_Data shown:_
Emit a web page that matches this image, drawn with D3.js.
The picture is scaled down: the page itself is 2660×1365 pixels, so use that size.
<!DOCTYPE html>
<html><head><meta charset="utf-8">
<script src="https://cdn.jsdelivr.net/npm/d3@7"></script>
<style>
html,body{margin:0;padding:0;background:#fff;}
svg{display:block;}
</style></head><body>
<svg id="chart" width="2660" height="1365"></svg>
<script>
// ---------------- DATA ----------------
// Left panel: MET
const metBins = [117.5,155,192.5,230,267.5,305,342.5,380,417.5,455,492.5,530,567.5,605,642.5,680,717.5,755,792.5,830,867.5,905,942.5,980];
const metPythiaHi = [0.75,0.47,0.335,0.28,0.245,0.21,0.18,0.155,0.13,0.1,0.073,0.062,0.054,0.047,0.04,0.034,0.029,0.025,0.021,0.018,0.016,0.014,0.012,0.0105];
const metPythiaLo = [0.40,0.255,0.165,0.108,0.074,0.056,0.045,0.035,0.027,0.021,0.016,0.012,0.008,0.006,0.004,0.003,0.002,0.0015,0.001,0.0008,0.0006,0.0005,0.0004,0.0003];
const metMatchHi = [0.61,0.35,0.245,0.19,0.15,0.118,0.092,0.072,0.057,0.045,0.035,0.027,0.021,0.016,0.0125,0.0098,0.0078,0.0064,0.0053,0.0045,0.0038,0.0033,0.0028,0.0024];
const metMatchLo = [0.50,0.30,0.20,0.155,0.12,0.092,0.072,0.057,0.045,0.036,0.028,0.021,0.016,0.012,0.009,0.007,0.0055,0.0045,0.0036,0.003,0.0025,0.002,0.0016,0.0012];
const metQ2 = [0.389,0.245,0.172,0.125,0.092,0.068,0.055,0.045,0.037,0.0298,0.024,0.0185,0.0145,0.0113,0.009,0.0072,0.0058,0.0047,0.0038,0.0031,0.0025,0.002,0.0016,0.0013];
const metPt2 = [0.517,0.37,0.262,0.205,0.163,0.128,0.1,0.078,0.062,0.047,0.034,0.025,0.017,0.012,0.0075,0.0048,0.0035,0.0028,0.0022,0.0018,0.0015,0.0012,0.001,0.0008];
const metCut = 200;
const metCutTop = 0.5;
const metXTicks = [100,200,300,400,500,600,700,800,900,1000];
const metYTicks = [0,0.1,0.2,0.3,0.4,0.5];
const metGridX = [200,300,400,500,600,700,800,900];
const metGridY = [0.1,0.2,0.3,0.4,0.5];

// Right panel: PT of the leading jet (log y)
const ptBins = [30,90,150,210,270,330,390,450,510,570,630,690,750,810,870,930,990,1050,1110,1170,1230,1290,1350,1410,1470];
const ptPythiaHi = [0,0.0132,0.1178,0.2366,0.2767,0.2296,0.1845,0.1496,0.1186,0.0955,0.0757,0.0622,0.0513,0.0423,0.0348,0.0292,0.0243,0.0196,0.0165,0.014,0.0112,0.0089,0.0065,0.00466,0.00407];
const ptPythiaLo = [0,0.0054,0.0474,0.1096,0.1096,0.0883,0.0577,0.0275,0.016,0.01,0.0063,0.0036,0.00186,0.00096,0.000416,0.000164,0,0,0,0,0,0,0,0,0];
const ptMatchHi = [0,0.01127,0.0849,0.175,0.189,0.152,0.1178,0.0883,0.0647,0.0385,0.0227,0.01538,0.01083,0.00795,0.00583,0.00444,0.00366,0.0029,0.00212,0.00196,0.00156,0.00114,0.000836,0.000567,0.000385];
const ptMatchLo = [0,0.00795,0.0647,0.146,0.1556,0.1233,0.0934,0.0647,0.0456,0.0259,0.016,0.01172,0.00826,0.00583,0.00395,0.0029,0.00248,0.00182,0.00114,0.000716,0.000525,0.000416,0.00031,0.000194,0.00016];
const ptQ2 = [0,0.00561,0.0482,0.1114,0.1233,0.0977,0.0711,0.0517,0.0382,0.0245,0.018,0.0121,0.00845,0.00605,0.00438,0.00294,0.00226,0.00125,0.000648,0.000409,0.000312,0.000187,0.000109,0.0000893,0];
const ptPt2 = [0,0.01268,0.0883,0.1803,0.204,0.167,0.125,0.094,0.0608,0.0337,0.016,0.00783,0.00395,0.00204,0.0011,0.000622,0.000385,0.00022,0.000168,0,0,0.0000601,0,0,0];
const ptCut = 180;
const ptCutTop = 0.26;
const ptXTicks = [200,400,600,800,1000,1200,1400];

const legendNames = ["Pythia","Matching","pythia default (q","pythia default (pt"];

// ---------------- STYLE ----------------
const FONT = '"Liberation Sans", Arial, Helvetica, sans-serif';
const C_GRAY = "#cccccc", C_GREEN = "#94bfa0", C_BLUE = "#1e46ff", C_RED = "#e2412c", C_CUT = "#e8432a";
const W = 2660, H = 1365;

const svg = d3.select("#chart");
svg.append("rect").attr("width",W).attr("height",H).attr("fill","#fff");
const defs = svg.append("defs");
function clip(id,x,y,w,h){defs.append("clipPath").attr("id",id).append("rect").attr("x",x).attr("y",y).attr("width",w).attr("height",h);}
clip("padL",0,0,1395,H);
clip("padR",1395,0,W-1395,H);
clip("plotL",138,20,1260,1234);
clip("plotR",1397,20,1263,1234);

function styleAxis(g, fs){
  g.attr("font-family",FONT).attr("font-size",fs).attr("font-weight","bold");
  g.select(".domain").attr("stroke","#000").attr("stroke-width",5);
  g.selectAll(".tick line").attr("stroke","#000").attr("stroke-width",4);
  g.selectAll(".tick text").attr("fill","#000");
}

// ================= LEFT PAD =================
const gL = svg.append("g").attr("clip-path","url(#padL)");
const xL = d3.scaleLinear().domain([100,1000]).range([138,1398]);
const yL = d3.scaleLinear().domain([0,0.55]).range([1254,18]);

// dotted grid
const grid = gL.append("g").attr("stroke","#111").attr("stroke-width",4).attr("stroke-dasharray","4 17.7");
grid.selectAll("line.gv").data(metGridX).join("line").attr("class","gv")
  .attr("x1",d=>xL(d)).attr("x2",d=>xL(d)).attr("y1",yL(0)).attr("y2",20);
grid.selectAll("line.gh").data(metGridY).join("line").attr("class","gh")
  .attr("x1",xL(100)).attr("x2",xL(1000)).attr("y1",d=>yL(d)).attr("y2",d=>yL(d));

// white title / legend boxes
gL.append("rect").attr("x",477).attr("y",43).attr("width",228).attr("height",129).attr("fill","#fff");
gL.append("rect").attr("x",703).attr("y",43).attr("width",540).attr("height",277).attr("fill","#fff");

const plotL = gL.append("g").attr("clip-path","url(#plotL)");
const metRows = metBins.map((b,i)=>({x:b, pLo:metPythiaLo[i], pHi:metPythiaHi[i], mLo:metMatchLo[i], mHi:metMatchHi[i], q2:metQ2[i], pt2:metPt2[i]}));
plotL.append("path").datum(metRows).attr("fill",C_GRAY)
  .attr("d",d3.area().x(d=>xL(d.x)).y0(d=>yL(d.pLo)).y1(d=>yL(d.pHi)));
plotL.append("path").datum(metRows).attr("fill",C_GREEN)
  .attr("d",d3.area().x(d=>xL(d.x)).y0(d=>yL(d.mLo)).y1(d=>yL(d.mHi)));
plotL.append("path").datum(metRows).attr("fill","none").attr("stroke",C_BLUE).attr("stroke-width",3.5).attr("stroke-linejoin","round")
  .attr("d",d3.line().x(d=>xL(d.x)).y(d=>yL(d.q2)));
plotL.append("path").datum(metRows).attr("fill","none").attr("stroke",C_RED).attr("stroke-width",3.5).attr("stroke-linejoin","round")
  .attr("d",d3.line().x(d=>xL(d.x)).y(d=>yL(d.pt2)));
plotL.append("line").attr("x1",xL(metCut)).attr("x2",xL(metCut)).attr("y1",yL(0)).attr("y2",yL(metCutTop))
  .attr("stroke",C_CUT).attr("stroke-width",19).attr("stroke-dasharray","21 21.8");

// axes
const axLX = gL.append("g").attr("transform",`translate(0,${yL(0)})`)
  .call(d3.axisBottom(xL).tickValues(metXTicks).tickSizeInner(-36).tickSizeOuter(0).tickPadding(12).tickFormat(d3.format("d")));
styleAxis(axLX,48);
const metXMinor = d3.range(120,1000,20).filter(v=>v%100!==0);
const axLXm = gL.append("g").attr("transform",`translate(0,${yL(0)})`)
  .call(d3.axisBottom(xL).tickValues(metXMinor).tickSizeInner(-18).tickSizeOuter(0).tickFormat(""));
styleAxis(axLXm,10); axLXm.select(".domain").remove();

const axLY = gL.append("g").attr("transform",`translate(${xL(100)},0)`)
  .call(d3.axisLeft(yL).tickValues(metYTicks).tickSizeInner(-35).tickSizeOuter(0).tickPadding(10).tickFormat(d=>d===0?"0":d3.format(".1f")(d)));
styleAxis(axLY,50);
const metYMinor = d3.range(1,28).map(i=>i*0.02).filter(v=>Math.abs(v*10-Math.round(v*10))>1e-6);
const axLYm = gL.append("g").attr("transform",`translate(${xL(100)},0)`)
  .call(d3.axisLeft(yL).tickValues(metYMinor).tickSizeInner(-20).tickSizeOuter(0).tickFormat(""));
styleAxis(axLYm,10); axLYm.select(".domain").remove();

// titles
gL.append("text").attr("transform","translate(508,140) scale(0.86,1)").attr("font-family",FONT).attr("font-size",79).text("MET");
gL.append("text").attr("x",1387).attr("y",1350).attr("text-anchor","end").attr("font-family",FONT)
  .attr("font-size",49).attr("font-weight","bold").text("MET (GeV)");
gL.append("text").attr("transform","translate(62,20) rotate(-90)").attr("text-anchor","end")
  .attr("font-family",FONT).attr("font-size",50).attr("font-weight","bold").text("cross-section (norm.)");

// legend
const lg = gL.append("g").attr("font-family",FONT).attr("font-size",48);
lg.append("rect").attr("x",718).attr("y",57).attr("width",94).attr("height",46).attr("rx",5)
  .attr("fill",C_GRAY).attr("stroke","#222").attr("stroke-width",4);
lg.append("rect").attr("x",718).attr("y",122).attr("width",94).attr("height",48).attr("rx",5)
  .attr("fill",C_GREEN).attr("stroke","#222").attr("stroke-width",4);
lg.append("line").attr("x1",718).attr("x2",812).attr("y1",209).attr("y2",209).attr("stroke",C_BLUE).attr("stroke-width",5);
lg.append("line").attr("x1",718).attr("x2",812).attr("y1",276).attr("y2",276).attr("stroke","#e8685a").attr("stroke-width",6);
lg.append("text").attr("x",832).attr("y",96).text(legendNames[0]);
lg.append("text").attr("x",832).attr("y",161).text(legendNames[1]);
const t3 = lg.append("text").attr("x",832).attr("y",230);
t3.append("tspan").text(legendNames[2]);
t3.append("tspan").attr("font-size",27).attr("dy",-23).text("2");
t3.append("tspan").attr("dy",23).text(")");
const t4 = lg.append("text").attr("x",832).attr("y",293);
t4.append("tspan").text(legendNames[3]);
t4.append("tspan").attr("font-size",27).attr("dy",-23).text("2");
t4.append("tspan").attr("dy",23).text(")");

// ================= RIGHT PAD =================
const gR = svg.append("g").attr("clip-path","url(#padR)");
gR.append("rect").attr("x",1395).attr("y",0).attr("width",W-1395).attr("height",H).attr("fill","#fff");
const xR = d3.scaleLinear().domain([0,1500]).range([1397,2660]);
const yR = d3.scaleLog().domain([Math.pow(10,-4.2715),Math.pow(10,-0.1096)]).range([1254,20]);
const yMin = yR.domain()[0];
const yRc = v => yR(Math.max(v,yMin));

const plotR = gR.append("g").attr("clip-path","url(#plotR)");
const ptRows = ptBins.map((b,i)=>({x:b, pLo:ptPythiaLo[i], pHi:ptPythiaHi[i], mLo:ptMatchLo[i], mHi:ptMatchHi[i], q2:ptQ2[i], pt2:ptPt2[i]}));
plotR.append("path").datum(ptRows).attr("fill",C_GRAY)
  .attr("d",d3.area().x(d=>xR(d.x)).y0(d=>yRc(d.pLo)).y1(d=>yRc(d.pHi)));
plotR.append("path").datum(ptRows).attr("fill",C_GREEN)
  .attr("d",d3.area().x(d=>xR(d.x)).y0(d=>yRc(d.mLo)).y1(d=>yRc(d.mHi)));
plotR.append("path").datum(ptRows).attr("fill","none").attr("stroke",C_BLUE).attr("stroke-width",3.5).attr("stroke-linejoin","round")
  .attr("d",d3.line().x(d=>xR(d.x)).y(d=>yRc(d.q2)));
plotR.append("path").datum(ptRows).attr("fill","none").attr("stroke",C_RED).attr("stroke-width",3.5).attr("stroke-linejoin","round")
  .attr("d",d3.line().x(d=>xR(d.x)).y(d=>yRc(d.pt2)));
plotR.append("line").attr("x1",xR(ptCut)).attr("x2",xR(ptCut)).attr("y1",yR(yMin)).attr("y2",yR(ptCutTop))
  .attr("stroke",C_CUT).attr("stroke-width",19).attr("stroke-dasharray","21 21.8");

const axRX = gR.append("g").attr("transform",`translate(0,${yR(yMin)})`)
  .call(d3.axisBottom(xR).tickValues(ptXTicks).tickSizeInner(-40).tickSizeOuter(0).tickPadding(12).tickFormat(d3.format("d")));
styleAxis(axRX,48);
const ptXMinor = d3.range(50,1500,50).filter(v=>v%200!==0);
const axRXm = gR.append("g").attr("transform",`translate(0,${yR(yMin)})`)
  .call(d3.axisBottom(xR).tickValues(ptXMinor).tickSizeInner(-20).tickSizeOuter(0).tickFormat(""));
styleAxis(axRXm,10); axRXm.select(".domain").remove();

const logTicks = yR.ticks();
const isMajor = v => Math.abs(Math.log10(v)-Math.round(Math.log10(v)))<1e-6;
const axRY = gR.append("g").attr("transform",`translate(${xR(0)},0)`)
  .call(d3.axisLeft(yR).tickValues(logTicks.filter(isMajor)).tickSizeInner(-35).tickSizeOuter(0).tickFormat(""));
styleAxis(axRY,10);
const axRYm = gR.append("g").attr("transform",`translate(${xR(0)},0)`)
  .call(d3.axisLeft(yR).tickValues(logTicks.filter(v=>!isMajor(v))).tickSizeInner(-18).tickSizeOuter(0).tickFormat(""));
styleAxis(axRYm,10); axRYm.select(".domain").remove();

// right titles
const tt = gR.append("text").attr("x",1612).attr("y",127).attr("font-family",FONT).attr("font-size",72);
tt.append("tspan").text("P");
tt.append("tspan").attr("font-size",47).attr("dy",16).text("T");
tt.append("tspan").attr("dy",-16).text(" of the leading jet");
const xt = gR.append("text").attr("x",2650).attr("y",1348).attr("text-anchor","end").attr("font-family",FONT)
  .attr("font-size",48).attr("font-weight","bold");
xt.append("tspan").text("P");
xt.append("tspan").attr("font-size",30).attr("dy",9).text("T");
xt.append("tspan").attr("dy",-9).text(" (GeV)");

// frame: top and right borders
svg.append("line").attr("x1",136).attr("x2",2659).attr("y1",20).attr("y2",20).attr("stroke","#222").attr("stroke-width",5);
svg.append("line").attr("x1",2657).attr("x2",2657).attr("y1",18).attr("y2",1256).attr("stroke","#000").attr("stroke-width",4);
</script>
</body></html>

_Given request:_
Looking at the material above, please copy exactly every line from its first line through the line containing "const metGridY = [0.1,0.2,0.3,0.4,0.5];", with both ends included and nothing else.

_Correct output:_
Emit a web page that matches this image, drawn with D3.js.
The picture is scaled down: the page itself is 2660×1365 pixels, so use that size.
<!DOCTYPE html>
<html><head><meta charset="utf-8">
<script src="https://cdn.jsdelivr.net/npm/d3@7"></script>
<style>
html,body{margin:0;padding:0;background:#fff;}
svg{display:block;}
</style></head><body>
<svg id="chart" width="2660" height="1365"></svg>
<script>
// ---------------- DATA ----------------
// Left panel: MET
const metBins = [117.5,155,192.5,230,267.5,305,342.5,380,417.5,455,492.5,530,567.5,605,642.5,680,717.5,755,792.5,830,867.5,905,942.5,980];
const metPythiaHi = [0.75,0.47,0.335,0.28,0.245,0.21,0.18,0.155,0.13,0.1,0.073,0.062,0.054,0.047,0.04,0.034,0.029,0.025,0.021,0.018,0.016,0.014,0.012,0.0105];
const metPythiaLo = [0.40,0.255,0.165,0.108,0.074,0.056,0.045,0.035,0.027,0.021,0.016,0.012,0.008,0.006,0.004,0.003,0.002,0.0015,0.001,0.0008,0.0006,0.0005,0.0004,0.0003];
const metMatchHi = [0.61,0.35,0.245,0.19,0.15,0.118,0.092,0.072,0.057,0.045,0.035,0.027,0.021,0.016,0.0125,0.0098,0.0078,0.0064,0.0053,0.0045,0.0038,0.0033,0.0028,0.0024];
const metMatchLo = [0.50,0.30,0.20,0.155,0.12,0.092,0.072,0.057,0.045,0.036,0.028,0.021,0.016,0.012,0.009,0.007,0.0055,0.0045,0.0036,0.003,0.0025,0.002,0.0016,0.0012];
const metQ2 = [0.389,0.245,0.172,0.125,0.092,0.068,0.055,0.045,0.037,0.0298,0.024,0.0185,0.0145,0.0113,0.009,0.0072,0.0058,0.0047,0.0038,0.0031,0.0025,0.002,0.0016,0.0013];
const metPt2 = [0.517,0.37,0.262,0.205,0.163,0.128,0.1,0.078,0.062,0.047,0.034,0.025,0.017,0.012,0.0075,0.0048,0.0035,0.0028,0.0022,0.0018,0.0015,0.0012,0.001,0.0008];
const metCut = 200;
const metCutTop = 0.5;
const metXTicks = [100,200,300,400,500,600,700,800,900,1000];
const metYTicks = [0,0.1,0.2,0.3,0.4,0.5];
const metGridX = [200,300,400,500,600,700,800,900];
const metGridY = [0.1,0.2,0.3,0.4,0.5];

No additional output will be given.